Goal of the exercise:
Repeat the material verbatim and drop the pictures.

....................

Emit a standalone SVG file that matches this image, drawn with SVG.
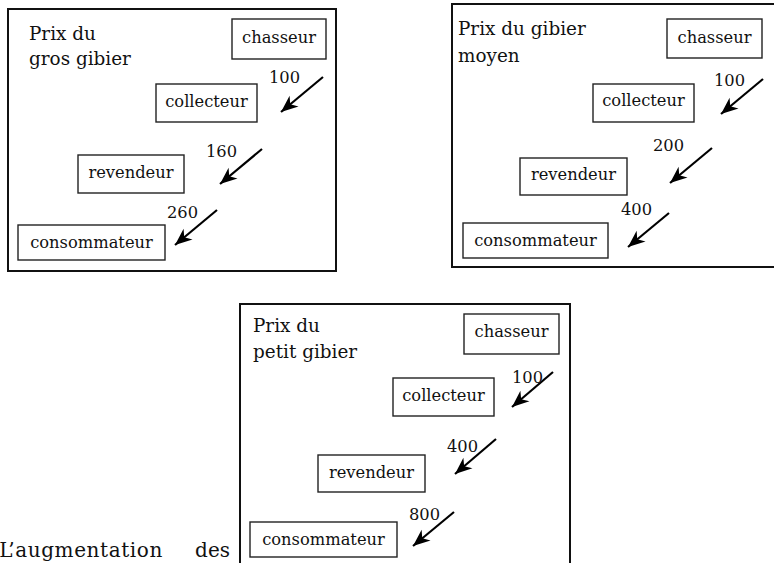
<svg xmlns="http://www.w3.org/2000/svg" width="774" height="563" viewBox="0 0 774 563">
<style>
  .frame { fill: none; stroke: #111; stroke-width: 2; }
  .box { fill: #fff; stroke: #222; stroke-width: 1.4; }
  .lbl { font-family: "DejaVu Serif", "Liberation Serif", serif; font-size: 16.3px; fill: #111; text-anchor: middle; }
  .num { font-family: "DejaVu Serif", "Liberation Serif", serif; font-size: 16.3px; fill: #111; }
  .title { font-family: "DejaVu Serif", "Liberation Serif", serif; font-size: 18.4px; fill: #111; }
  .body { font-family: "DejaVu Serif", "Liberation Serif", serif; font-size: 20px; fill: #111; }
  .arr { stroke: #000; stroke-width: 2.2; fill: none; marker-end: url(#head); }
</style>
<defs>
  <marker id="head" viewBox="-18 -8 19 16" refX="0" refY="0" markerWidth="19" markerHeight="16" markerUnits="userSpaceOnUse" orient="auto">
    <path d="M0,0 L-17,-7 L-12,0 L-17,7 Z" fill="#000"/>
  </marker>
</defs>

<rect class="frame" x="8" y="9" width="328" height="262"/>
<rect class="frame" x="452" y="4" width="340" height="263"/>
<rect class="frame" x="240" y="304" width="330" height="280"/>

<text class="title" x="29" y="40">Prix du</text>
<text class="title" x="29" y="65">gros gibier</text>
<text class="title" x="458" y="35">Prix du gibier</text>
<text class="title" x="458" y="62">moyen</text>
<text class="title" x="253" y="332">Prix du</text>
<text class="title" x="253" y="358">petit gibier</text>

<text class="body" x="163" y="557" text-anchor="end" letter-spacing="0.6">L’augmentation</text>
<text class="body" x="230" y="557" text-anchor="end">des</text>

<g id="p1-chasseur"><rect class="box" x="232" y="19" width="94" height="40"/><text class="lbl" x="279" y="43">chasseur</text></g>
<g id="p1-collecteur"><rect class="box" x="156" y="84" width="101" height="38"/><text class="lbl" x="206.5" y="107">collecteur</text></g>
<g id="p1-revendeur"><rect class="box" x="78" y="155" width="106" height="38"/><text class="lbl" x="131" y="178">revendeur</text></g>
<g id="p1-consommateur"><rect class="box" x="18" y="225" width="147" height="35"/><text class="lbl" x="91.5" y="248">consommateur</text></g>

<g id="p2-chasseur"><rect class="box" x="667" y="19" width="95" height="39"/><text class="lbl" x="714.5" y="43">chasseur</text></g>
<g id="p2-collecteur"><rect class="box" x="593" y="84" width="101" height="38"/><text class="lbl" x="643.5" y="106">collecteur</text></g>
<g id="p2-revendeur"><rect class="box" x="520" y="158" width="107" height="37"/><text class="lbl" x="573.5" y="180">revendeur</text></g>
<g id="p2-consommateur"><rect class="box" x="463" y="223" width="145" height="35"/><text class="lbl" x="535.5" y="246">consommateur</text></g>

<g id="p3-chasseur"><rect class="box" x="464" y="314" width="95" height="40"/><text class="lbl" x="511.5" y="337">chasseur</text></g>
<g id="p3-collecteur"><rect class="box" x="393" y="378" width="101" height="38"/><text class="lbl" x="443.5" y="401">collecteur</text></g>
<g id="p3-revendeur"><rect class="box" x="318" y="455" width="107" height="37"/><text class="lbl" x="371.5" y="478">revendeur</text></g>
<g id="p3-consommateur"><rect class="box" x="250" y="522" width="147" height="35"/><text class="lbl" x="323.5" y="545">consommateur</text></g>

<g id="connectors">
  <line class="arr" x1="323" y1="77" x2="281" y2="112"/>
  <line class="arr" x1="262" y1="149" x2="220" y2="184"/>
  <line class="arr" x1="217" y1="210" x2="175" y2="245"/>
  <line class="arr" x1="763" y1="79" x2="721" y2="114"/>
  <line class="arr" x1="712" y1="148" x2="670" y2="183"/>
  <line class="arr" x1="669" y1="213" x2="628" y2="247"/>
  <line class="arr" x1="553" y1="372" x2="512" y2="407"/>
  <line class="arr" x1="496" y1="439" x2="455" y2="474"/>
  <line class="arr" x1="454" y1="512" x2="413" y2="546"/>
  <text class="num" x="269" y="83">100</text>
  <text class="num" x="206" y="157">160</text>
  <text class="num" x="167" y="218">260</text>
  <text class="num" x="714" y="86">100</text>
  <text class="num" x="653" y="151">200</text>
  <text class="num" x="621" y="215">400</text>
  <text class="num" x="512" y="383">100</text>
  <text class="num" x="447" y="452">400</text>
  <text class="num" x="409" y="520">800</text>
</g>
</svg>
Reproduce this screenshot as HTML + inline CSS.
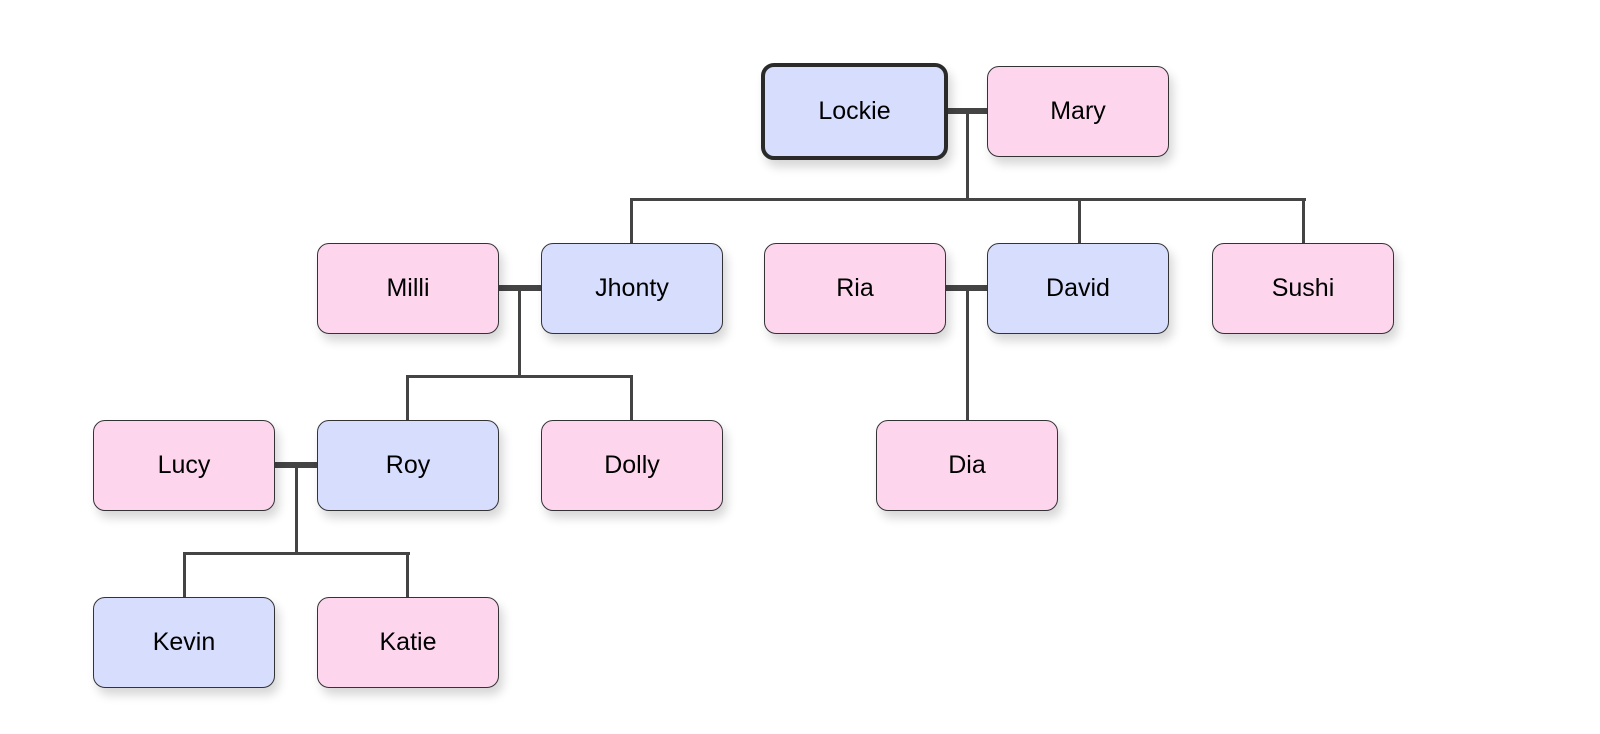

....................

Expected output:
Emit a standalone SVG file that matches this image, drawn with SVG.
<svg xmlns="http://www.w3.org/2000/svg" width="774" height="563" viewBox="0 0 774 563">
<style>
  .frame { fill: none; stroke: #111; stroke-width: 2; }
  .box { fill: #fff; stroke: #222; stroke-width: 1.4; }
  .lbl { font-family: "DejaVu Serif", "Liberation Serif", serif; font-size: 16.3px; fill: #111; text-anchor: middle; }
  .num { font-family: "DejaVu Serif", "Liberation Serif", serif; font-size: 16.3px; fill: #111; }
  .title { font-family: "DejaVu Serif", "Liberation Serif", serif; font-size: 18.4px; fill: #111; }
  .body { font-family: "DejaVu Serif", "Liberation Serif", serif; font-size: 20px; fill: #111; }
  .arr { stroke: #000; stroke-width: 2.2; fill: none; marker-end: url(#head); }
</style>
<defs>
  <marker id="head" viewBox="-18 -8 19 16" refX="0" refY="0" markerWidth="19" markerHeight="16" markerUnits="userSpaceOnUse" orient="auto">
    <path d="M0,0 L-17,-7 L-12,0 L-17,7 Z" fill="#000"/>
  </marker>
</defs>

<rect class="frame" x="8" y="9" width="328" height="262"/>
<rect class="frame" x="452" y="4" width="340" height="263"/>
<rect class="frame" x="240" y="304" width="330" height="280"/>

<text class="title" x="29" y="40">Prix du</text>
<text class="title" x="29" y="65">gros gibier</text>
<text class="title" x="458" y="35">Prix du gibier</text>
<text class="title" x="458" y="62">moyen</text>
<text class="title" x="253" y="332">Prix du</text>
<text class="title" x="253" y="358">petit gibier</text>

<text class="body" x="163" y="557" text-anchor="end" letter-spacing="0.6">L’augmentation</text>
<text class="body" x="230" y="557" text-anchor="end">des</text>

<g id="p1-chasseur"><rect class="box" x="232" y="19" width="94" height="40"/><text class="lbl" x="279" y="43">chasseur</text></g>
<g id="p1-collecteur"><rect class="box" x="156" y="84" width="101" height="38"/><text class="lbl" x="206.5" y="107">collecteur</text></g>
<g id="p1-revendeur"><rect class="box" x="78" y="155" width="106" height="38"/><text class="lbl" x="131" y="178">revendeur</text></g>
<g id="p1-consommateur"><rect class="box" x="18" y="225" width="147" height="35"/><text class="lbl" x="91.5" y="248">consommateur</text></g>

<g id="p2-chasseur"><rect class="box" x="667" y="19" width="95" height="39"/><text class="lbl" x="714.5" y="43">chasseur</text></g>
<g id="p2-collecteur"><rect class="box" x="593" y="84" width="101" height="38"/><text class="lbl" x="643.5" y="106">collecteur</text></g>
<g id="p2-revendeur"><rect class="box" x="520" y="158" width="107" height="37"/><text class="lbl" x="573.5" y="180">revendeur</text></g>
<g id="p2-consommateur"><rect class="box" x="463" y="223" width="145" height="35"/><text class="lbl" x="535.5" y="246">consommateur</text></g>

<g id="p3-chasseur"><rect class="box" x="464" y="314" width="95" height="40"/><text class="lbl" x="511.5" y="337">chasseur</text></g>
<g id="p3-collecteur"><rect class="box" x="393" y="378" width="101" height="38"/><text class="lbl" x="443.5" y="401">collecteur</text></g>
<g id="p3-revendeur"><rect class="box" x="318" y="455" width="107" height="37"/><text class="lbl" x="371.5" y="478">revendeur</text></g>
<g id="p3-consommateur"><rect class="box" x="250" y="522" width="147" height="35"/><text class="lbl" x="323.5" y="545">consommateur</text></g>

<g id="connectors">
  <line class="arr" x1="323" y1="77" x2="281" y2="112"/>
  <line class="arr" x1="262" y1="149" x2="220" y2="184"/>
  <line class="arr" x1="217" y1="210" x2="175" y2="245"/>
  <line class="arr" x1="763" y1="79" x2="721" y2="114"/>
  <line class="arr" x1="712" y1="148" x2="670" y2="183"/>
  <line class="arr" x1="669" y1="213" x2="628" y2="247"/>
  <line class="arr" x1="553" y1="372" x2="512" y2="407"/>
  <line class="arr" x1="496" y1="439" x2="455" y2="474"/>
  <line class="arr" x1="454" y1="512" x2="413" y2="546"/>
  <text class="num" x="269" y="83">100</text>
  <text class="num" x="206" y="157">160</text>
  <text class="num" x="167" y="218">260</text>
  <text class="num" x="714" y="86">100</text>
  <text class="num" x="653" y="151">200</text>
  <text class="num" x="621" y="215">400</text>
  <text class="num" x="512" y="383">100</text>
  <text class="num" x="447" y="452">400</text>
  <text class="num" x="409" y="520">800</text>
</g>
</svg>
Reproduce this screenshot as HTML + inline CSS.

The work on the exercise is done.